PHILADELPHIA — An architecturally significant structure at 15th and Walnut streets in Philadelphia, the Drexel Building, that was home to one of the city’s major financial institutions, was sold for $11.5 million.
The deal was between two local private partnerships that didn’t divulge their identities. The sale was arranged by Mallin Panchelli Nadel.
The six-story, 56,000-square-foot building was constructed in 1925 for Drexel & Co., a bank headed at one point by Edward T. Stotesbury, a financier and one of the country’s wealthiest men. It was under Stotesbury’s reign at the bank, during the early part of the early 20th century, that the building was constructed.
Stotesbury desired a structure fit for the Medicis, famed Florentine bankers of the 15th century, who Stotesbury’s lavish lifestyle was modeled after.
He “established standards for luxurious living and working conditions worthy of the greatest captains of finance,” said a 1979 nomination form to put the building on the National Register of Historic Places, a designation that it received.
Taking cues from Stotesbury, the building was designed in the Renaissance style by Philadelphia architectural firm Day & Klauder. Its granite exterior is reminiscent of the Strozzi Palace in Florence, Italy. In keeping with characteristics of the Renaissance, the facade was designed to “belie its six stories and penthouse.” It appears more like a three-story structure.
The interior was also elaborately planned with detailed decorative elements throughout. A banking room on the first floor has marble wainscoting along with a paneled and coffered Renaissance ceiling that is gilded and creates the effect of a “jewel encrusted interior of a treasure chest.”

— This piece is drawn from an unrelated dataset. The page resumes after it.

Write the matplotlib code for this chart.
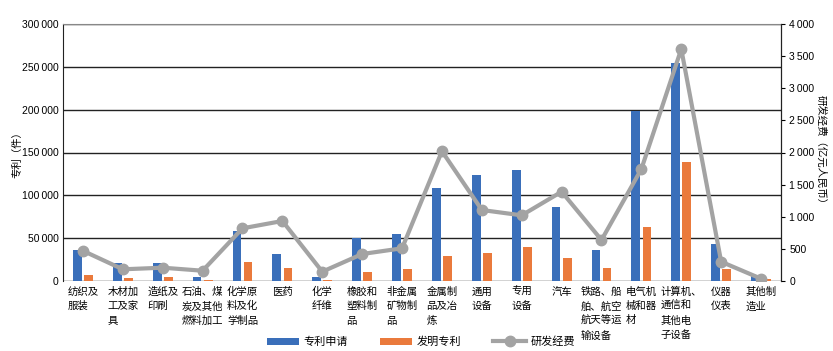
import numpy as np
import matplotlib.pyplot as plt
from matplotlib.ticker import FuncFormatter

plt.rcParams['font.family'] = ['Liberation Sans', 'Noto Sans CJK SC', 'DejaVu Sans']

categories = ["纺织及\n服装", "木材加\n工及家\n具", "造纸及\n印刷", "石油、煤\n炭及其他\n燃料加工",
              "化学原\n料及化\n学制品", "医药", "化学\n纤维", "橡胶和\n塑料制\n品", "非金属\n矿物制\n品",
              "金属制\n品及冶\n炼", "通用\n设备", "专用\n设备", "汽车", "铁路、船\n舶、航空\n航天等运\n输设备",
              "电气机\n械和器\n材", "计算机、\n通信和\n其他电\n子设备", "仪器\n仪表", "其他制\n造业"]
applications = [36000, 21000, 21000, 4300, 58000, 31000, 4300, 50500, 55000,
                108000, 124000, 130000, 86000, 36000, 198000, 254800, 42800, 5800]
inventions = [7000, 3000, 4300, 1500, 22500, 15000, 1000, 11000, 14000,
              29000, 32700, 39700, 26800, 15000, 63000, 138500, 14000, 2000]
rd_spending = [470, 182, 207, 160, 820, 934, 145, 420, 509,
               2020, 1105, 1022, 1390, 638, 1743, 3610, 300, 36]

blue = '#3a6fba'
orange = '#ea7a3c'
gray = '#a3a3a3'

def spaced(v, pos):
    return f"{int(v):,}".replace(",", "\u2009")

fig = plt.figure(figsize=(8.33, 3.51), dpi=100)
ax = fig.add_axes([63 / 833, 1 - 281 / 351, 718 / 833, 257 / 351])
x = np.arange(len(categories))
ax.bar(x - 0.14, applications, 0.22, color=blue, label='专利申请', zorder=3)
ax.bar(x + 0.14, inventions, 0.22, color=orange, label='发明专利', zorder=3)
ax.set_xlim(-0.5, len(categories) - 0.5)
ax.set_ylim(0, 300000)
ax.set_yticks(np.arange(0, 300001, 50000))
ax.yaxis.set_major_formatter(FuncFormatter(spaced))
ax.grid(axis='y', color='#222222', linewidth=1.0, zorder=0)
ax.set_xticks(x)
ax.set_xticklabels(categories, fontsize=7.5, multialignment='left', linespacing=1.55, va='top')
ax.tick_params(axis='x', length=0, pad=4)
ax.tick_params(axis='y', length=0, labelsize=7.5, pad=3)
ax.spines['bottom'].set_visible(False)
ax.spines['top'].set_color('#888888')
ax.spines['left'].set_color('#222222')
ax.set_ylabel('专利（件）', fontsize=7.5, labelpad=0)

ax2 = ax.twinx()
ax2.plot(x, rd_spending, color=gray, linewidth=3, marker='o', markersize=7.5, label='研发经费', zorder=4)
ax2.set_ylim(0, 4000)
ax2.set_yticks(np.arange(0, 4001, 500))
ax2.yaxis.set_major_formatter(FuncFormatter(spaced))
ax2.tick_params(axis='y', length=3, labelsize=7.5, pad=3)
for s in ['top', 'bottom', 'left']:
    ax2.spines[s].set_visible(False)
ax2.spines['right'].set_color('#222222')
ax2.set_ylabel('研发经费（亿元人民币）', fontsize=7.5, rotation=270, labelpad=8)

h1, l1 = ax.get_legend_handles_labels()
h2, l2 = ax2.get_legend_handles_labels()
fig.legend(h1 + h2, l1 + l2, loc='center', bbox_to_anchor=(0.505, 9 / 351),
           ncol=3, frameon=False, fontsize=8, handlelength=2.9, handletextpad=0.4,
           columnspacing=2.9)

fig.savefig('out.png', dpi=100)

Drexel Bank eventually morphed into Drexel Firestone and later became part of the defunct and infamous Drexel Burnham Lambert firm that gained a sordid reputation in the 1980s with junk bonds.
The building currently houses a Bally’s fitness center on the lower level and offices on the upper floors. The new owner intends to keep the building as offices for now but could eventually reposition it for residential use, said Ken Mallin, who handled the sale with partner Josh Nadel.